## START Data rows
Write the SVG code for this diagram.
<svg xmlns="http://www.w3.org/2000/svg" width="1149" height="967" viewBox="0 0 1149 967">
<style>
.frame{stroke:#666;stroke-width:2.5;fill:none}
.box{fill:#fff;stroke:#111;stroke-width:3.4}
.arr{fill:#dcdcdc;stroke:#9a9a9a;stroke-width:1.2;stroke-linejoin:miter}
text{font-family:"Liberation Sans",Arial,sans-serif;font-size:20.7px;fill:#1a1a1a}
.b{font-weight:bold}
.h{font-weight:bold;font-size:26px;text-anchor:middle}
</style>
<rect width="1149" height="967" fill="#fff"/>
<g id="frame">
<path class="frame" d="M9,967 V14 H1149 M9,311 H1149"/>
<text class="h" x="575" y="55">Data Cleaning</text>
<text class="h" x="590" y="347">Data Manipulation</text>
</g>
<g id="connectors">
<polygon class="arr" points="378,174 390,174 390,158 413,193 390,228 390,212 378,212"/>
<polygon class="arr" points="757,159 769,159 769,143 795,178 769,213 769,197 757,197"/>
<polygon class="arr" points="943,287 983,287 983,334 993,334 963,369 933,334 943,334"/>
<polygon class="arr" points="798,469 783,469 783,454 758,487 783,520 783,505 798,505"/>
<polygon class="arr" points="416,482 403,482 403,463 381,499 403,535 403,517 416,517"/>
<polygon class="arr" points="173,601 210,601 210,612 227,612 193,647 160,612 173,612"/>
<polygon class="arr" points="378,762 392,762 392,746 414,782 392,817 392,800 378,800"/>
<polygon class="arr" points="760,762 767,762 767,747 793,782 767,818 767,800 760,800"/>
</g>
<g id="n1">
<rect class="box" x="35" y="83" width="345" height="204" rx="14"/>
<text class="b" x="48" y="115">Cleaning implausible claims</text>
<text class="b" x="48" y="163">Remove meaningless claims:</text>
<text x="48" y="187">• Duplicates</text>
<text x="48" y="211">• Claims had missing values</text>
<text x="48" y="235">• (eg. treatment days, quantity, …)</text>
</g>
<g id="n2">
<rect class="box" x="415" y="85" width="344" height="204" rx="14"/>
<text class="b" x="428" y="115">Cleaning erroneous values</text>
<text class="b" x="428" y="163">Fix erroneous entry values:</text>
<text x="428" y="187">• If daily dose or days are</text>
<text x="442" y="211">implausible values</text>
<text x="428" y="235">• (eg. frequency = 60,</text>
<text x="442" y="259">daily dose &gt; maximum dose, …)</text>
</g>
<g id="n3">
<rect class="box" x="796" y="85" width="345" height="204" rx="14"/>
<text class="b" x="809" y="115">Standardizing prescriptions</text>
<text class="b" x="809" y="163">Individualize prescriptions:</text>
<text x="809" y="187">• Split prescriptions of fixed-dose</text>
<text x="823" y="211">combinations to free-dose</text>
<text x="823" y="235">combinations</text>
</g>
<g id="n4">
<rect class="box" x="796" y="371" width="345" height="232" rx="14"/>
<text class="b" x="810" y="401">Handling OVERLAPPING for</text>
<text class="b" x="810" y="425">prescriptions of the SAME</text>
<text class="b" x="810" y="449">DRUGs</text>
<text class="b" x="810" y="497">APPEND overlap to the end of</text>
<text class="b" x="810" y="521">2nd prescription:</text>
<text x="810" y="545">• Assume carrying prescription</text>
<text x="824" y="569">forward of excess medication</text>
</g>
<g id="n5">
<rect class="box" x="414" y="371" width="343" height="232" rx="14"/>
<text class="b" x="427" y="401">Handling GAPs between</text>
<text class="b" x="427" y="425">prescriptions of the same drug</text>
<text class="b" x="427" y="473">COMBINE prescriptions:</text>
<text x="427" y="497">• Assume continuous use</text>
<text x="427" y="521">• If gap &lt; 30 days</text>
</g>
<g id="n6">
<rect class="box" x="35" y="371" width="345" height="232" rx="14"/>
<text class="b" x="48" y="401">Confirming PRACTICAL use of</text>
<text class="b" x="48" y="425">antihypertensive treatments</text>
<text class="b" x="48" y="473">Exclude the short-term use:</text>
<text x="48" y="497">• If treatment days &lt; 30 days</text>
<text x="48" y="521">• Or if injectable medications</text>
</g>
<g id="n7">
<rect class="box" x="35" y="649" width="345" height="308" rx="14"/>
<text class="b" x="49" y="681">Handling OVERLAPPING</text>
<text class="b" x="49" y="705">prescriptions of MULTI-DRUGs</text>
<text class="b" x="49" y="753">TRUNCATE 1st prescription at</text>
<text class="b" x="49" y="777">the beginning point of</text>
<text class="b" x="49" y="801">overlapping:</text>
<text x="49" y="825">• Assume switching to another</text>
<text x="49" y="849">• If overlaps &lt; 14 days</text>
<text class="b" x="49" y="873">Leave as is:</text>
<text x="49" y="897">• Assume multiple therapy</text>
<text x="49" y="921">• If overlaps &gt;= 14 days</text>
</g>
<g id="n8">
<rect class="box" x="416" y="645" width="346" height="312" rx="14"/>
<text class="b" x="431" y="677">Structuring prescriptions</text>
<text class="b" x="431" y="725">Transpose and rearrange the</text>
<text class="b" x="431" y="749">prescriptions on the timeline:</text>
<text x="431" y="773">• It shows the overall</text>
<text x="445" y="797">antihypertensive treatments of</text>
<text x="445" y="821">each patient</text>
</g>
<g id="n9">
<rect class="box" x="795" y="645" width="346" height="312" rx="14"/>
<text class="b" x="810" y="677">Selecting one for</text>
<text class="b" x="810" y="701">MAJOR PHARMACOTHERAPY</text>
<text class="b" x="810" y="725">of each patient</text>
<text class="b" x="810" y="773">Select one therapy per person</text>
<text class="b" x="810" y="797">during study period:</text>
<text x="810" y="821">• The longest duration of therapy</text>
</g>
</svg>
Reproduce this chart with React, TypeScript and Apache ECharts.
## END Data rows
### Work instructions
Every entry must be output again, exactly as written above.

### Full answer
Write the SVG code for this diagram.
<svg xmlns="http://www.w3.org/2000/svg" width="1149" height="967" viewBox="0 0 1149 967">
<style>
.frame{stroke:#666;stroke-width:2.5;fill:none}
.box{fill:#fff;stroke:#111;stroke-width:3.4}
.arr{fill:#dcdcdc;stroke:#9a9a9a;stroke-width:1.2;stroke-linejoin:miter}
text{font-family:"Liberation Sans",Arial,sans-serif;font-size:20.7px;fill:#1a1a1a}
.b{font-weight:bold}
.h{font-weight:bold;font-size:26px;text-anchor:middle}
</style>
<rect width="1149" height="967" fill="#fff"/>
<g id="frame">
<path class="frame" d="M9,967 V14 H1149 M9,311 H1149"/>
<text class="h" x="575" y="55">Data Cleaning</text>
<text class="h" x="590" y="347">Data Manipulation</text>
</g>
<g id="connectors">
<polygon class="arr" points="378,174 390,174 390,158 413,193 390,228 390,212 378,212"/>
<polygon class="arr" points="757,159 769,159 769,143 795,178 769,213 769,197 757,197"/>
<polygon class="arr" points="943,287 983,287 983,334 993,334 963,369 933,334 943,334"/>
<polygon class="arr" points="798,469 783,469 783,454 758,487 783,520 783,505 798,505"/>
<polygon class="arr" points="416,482 403,482 403,463 381,499 403,535 403,517 416,517"/>
<polygon class="arr" points="173,601 210,601 210,612 227,612 193,647 160,612 173,612"/>
<polygon class="arr" points="378,762 392,762 392,746 414,782 392,817 392,800 378,800"/>
<polygon class="arr" points="760,762 767,762 767,747 793,782 767,818 767,800 760,800"/>
</g>
<g id="n1">
<rect class="box" x="35" y="83" width="345" height="204" rx="14"/>
<text class="b" x="48" y="115">Cleaning implausible claims</text>
<text class="b" x="48" y="163">Remove meaningless claims:</text>
<text x="48" y="187">• Duplicates</text>
<text x="48" y="211">• Claims had missing values</text>
<text x="48" y="235">• (eg. treatment days, quantity, …)</text>
</g>
<g id="n2">
<rect class="box" x="415" y="85" width="344" height="204" rx="14"/>
<text class="b" x="428" y="115">Cleaning erroneous values</text>
<text class="b" x="428" y="163">Fix erroneous entry values:</text>
<text x="428" y="187">• If daily dose or days are</text>
<text x="442" y="211">implausible values</text>
<text x="428" y="235">• (eg. frequency = 60,</text>
<text x="442" y="259">daily dose &gt; maximum dose, …)</text>
</g>
<g id="n3">
<rect class="box" x="796" y="85" width="345" height="204" rx="14"/>
<text class="b" x="809" y="115">Standardizing prescriptions</text>
<text class="b" x="809" y="163">Individualize prescriptions:</text>
<text x="809" y="187">• Split prescriptions of fixed-dose</text>
<text x="823" y="211">combinations to free-dose</text>
<text x="823" y="235">combinations</text>
</g>
<g id="n4">
<rect class="box" x="796" y="371" width="345" height="232" rx="14"/>
<text class="b" x="810" y="401">Handling OVERLAPPING for</text>
<text class="b" x="810" y="425">prescriptions of the SAME</text>
<text class="b" x="810" y="449">DRUGs</text>
<text class="b" x="810" y="497">APPEND overlap to the end of</text>
<text class="b" x="810" y="521">2nd prescription:</text>
<text x="810" y="545">• Assume carrying prescription</text>
<text x="824" y="569">forward of excess medication</text>
</g>
<g id="n5">
<rect class="box" x="414" y="371" width="343" height="232" rx="14"/>
<text class="b" x="427" y="401">Handling GAPs between</text>
<text class="b" x="427" y="425">prescriptions of the same drug</text>
<text class="b" x="427" y="473">COMBINE prescriptions:</text>
<text x="427" y="497">• Assume continuous use</text>
<text x="427" y="521">• If gap &lt; 30 days</text>
</g>
<g id="n6">
<rect class="box" x="35" y="371" width="345" height="232" rx="14"/>
<text class="b" x="48" y="401">Confirming PRACTICAL use of</text>
<text class="b" x="48" y="425">antihypertensive treatments</text>
<text class="b" x="48" y="473">Exclude the short-term use:</text>
<text x="48" y="497">• If treatment days &lt; 30 days</text>
<text x="48" y="521">• Or if injectable medications</text>
</g>
<g id="n7">
<rect class="box" x="35" y="649" width="345" height="308" rx="14"/>
<text class="b" x="49" y="681">Handling OVERLAPPING</text>
<text class="b" x="49" y="705">prescriptions of MULTI-DRUGs</text>
<text class="b" x="49" y="753">TRUNCATE 1st prescription at</text>
<text class="b" x="49" y="777">the beginning point of</text>
<text class="b" x="49" y="801">overlapping:</text>
<text x="49" y="825">• Assume switching to another</text>
<text x="49" y="849">• If overlaps &lt; 14 days</text>
<text class="b" x="49" y="873">Leave as is:</text>
<text x="49" y="897">• Assume multiple therapy</text>
<text x="49" y="921">• If overlaps &gt;= 14 days</text>
</g>
<g id="n8">
<rect class="box" x="416" y="645" width="346" height="312" rx="14"/>
<text class="b" x="431" y="677">Structuring prescriptions</text>
<text class="b" x="431" y="725">Transpose and rearrange the</text>
<text class="b" x="431" y="749">prescriptions on the timeline:</text>
<text x="431" y="773">• It shows the overall</text>
<text x="445" y="797">antihypertensive treatments of</text>
<text x="445" y="821">each patient</text>
</g>
<g id="n9">
<rect class="box" x="795" y="645" width="346" height="312" rx="14"/>
<text class="b" x="810" y="677">Selecting one for</text>
<text class="b" x="810" y="701">MAJOR PHARMACOTHERAPY</text>
<text class="b" x="810" y="725">of each patient</text>
<text class="b" x="810" y="773">Select one therapy per person</text>
<text class="b" x="810" y="797">during study period:</text>
<text x="810" y="821">• The longest duration of therapy</text>
</g>
</svg>
Reproduce this chart with React, TypeScript and Apache ECharts.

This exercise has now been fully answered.